LES MOTS SONT NOS VIES

Une femme à poil, assise dans une chaise longue dans son salon, médite en scrutant dans ses mains une énorme coupe de fruits : « Je vous parle d’égalité et à chaque fois vous me parlez de caca ». Jean-Luc Godard poursuit au fil des films et des décennies son processus de radicalisation. Une radicalisation de ce qui paraissait déjà extrême dans ses films d’il y a dix ans, vingt ans. Une radicalisation qui vire presque à l’abstraction, où le sens se fait désirer, se mérite, se fait subliminal. A tel point qu’il est tentant de voir en ce titre, Adieu au langage, une forme d’aveu, de déclaration d’intention. L’adieu en question est-il celui du cinéaste au langage cinématographie classique, lui qui l’a déjà tellement révolutionné par le passé ? Aussi « autre » soit-il, ce nouveau Godard possède évidemment un aspect familier. On retrouve la grammaire de Godard, ses superpositions, juxtapositions d’images et de discours, intertitres, surtitres, phrases coupées en leur milieu, extraits de vieux films alternés avec des images numériques ultra contemporaines aux couleurs saturées… Quoi de neuf alors ? Au moins la 3D avec laquelle Godard s’amuse le temps de quelques plans abracadabrantesques où l’image se sépare en deux pour s’auto-superposer et se réconcilier d’elle-même. Une 3D qui, c’est la malédiction des lunettes qui ternissent tout, parvient à rendre l’ensemble visuel encore plus dégueulasse et crade que les précédents films de Godard. Le cadre est évidemment de traviole, Le son est saturé, les couleurs aussi, le gris est plus gris que gris… le noir et blanc d’Eloge de l’amour parait bien loin.

La radicalisation vient aussi du fait qu’on perd ici presque totalement le concept de personnage. Certains comédiens sont récurrents à l’image, mais les dialogues et monologues, incrustés en voice-over, semblent n’avoir aucun lien avec eux, vivent leur propre vie. Et quels dialogues. Les maximes mystérieuses de Godard (« En fait le fait ne parle pas de ce que l’on fait, mais de ce l’on ne fait pas » « Monsieur, peut-on produire un concept d’Afrique ? ») virent au jeu de mots digne de l’almanach Vermot (« Le pouce il fait quoi ? Ben il pousse. Et avant il poussait. Donc c’est le Petit Poucet »), jusqu’à même être accompagnés de bruits de flatulence et de matière fécale. Incroyable séquence qu’il faut voir pour croire, où l’on discute philosophie sur les toilettes, bruitages digestifs inclus. Godard ferait-il preuve d’humour ? Faudrait-il moins chercher à creuser toujours plus profond le sens de chaque détail cryptique?

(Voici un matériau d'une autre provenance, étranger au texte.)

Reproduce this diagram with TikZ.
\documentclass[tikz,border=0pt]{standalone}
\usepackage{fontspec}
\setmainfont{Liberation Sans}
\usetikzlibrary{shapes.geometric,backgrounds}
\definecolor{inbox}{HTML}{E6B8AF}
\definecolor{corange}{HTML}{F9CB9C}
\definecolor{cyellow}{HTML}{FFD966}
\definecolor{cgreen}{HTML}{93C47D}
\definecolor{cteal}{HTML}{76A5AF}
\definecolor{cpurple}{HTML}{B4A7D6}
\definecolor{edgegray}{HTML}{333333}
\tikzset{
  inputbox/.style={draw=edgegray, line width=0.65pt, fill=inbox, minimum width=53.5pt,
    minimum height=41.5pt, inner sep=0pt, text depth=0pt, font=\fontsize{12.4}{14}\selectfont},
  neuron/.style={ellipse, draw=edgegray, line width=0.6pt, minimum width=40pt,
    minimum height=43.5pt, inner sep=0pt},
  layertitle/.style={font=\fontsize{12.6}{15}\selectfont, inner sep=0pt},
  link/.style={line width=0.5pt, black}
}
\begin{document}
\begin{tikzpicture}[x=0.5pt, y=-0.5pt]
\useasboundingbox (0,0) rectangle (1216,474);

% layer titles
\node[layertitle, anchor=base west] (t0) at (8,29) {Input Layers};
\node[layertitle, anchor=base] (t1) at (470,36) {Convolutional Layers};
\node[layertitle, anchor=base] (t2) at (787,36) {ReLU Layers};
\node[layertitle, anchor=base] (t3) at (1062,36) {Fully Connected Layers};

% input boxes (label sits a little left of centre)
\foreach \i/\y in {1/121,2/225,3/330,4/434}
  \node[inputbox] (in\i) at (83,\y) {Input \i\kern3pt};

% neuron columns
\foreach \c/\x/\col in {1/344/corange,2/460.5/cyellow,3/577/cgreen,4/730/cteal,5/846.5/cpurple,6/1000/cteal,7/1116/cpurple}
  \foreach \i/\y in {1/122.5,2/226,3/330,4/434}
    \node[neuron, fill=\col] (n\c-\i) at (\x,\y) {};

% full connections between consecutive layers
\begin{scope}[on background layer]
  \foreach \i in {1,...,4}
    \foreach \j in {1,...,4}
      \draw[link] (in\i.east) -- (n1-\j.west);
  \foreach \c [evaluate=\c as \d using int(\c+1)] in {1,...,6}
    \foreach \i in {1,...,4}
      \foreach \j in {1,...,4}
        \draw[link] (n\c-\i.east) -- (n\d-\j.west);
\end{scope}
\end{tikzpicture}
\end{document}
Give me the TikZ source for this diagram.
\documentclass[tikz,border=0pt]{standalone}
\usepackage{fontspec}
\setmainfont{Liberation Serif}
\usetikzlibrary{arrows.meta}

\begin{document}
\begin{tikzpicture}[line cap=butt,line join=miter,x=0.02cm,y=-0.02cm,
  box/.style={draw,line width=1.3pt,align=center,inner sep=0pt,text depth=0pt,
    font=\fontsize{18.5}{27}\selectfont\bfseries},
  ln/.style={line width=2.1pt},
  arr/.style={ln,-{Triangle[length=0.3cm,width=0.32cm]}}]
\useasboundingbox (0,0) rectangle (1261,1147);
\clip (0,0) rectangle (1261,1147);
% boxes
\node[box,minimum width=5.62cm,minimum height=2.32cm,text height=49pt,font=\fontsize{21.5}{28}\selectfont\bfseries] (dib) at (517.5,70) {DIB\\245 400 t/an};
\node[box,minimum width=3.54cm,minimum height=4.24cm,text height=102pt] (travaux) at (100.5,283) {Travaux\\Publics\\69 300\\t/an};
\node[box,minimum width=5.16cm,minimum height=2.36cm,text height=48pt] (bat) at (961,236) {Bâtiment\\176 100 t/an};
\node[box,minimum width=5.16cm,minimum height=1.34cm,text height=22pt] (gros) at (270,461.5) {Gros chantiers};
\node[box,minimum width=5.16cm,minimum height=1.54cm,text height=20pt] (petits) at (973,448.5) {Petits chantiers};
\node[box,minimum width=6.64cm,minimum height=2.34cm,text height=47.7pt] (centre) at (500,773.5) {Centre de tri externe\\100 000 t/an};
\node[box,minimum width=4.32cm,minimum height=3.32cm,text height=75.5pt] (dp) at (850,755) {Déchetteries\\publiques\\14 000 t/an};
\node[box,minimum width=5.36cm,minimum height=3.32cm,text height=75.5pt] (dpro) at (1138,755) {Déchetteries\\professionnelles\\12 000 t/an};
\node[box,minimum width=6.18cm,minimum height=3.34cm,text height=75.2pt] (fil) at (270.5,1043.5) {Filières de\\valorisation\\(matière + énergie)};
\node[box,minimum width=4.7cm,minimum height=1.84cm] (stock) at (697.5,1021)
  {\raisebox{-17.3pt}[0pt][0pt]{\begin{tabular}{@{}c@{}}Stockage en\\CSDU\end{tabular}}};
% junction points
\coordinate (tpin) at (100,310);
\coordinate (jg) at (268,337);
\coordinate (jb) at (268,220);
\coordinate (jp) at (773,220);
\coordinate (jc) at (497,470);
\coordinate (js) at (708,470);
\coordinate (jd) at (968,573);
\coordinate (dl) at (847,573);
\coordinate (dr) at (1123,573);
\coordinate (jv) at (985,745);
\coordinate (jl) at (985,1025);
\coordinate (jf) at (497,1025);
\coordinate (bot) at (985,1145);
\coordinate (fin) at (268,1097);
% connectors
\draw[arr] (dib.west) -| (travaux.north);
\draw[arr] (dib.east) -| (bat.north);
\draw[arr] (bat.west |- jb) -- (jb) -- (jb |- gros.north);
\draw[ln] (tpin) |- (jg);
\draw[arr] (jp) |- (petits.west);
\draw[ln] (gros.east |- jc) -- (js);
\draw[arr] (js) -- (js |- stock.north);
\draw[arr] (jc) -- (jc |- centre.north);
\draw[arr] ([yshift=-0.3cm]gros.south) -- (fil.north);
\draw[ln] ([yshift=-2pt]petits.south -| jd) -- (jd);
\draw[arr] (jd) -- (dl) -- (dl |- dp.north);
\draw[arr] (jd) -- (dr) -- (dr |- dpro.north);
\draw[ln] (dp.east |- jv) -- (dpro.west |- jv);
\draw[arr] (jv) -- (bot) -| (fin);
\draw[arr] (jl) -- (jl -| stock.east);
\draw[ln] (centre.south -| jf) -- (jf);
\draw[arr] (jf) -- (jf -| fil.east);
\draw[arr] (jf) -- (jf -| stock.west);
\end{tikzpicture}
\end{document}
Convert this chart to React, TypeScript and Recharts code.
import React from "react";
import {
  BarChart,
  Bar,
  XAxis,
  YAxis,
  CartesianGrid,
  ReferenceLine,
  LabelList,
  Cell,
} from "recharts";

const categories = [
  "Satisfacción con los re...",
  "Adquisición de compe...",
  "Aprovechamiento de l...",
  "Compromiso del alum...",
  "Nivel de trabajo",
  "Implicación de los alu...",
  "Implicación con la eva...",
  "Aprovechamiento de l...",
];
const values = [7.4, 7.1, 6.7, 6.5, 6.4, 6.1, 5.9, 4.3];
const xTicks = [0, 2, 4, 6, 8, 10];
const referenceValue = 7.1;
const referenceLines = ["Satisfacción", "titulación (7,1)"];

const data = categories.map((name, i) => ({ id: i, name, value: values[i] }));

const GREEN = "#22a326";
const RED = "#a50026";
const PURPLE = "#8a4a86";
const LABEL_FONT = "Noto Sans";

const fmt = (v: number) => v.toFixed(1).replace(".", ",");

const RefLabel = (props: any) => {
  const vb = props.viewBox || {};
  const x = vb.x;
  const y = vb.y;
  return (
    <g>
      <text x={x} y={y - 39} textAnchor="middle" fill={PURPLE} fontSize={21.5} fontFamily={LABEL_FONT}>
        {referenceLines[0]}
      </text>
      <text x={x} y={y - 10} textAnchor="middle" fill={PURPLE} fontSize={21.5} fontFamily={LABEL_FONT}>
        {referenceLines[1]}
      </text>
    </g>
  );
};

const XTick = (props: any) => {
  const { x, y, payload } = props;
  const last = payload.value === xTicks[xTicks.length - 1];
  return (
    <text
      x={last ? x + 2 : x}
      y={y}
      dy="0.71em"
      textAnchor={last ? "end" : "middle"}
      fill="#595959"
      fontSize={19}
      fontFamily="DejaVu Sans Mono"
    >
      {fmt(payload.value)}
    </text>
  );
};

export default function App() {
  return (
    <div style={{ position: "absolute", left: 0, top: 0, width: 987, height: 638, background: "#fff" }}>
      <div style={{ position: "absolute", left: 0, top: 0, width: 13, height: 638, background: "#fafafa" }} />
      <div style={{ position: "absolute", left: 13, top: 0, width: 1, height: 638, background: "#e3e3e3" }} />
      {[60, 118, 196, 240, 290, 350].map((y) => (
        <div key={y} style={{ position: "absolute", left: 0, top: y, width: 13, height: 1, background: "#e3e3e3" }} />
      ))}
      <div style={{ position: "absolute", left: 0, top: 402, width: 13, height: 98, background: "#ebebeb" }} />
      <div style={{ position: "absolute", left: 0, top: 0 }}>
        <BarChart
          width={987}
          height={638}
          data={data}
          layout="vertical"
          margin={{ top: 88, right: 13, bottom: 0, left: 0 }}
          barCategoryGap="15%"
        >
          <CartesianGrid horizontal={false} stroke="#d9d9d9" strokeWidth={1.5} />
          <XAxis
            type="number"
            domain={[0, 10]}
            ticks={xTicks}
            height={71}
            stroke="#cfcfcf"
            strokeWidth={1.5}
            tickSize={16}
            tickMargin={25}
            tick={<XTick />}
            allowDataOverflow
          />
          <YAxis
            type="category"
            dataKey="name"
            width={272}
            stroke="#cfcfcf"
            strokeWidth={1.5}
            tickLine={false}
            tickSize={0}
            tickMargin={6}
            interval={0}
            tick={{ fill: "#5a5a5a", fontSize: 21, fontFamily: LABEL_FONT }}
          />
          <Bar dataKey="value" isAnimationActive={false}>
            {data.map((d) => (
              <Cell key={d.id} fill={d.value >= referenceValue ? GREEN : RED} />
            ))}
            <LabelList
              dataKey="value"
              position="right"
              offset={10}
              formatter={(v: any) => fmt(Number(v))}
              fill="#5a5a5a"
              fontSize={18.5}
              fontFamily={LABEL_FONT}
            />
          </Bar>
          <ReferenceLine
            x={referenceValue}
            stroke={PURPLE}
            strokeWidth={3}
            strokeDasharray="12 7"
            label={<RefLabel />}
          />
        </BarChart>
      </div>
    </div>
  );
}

Le cliché veut que l’art le plus radical se fout de la gueule du public, quand il cherche le plus souvent à se moquer au contraire des conventions artistiques. On accorde à Godard l’évident bénéfice du doute, mais son point de vue est tout sauf clairement déchiffrable. Le concept narratif prend ici toute la place, jusqu’à étouffer dans l’œuf quasiment toute facilité de compréhension et toute possibilité d’être durablement ému. Ou pour résumer : à trop s’éloigner du langage, Godard fait tomber son film dans les limbes de l’abscons. Un indéchiffrable rébus dont on admire le principe mais auquel on ne comprend pas un plan.

Le Palmomètre: Quitte ou double. Difficile de prévoir si le jury va être sensible, et à quel point, à la proposition de Godard. En cas de présence au palmarès, c’est le prix de la mise en scène qui parait le plus évident, mais le film est tellement autre qu’il n’est pas impossible qu’il vise plus haut. Ou rien du tout.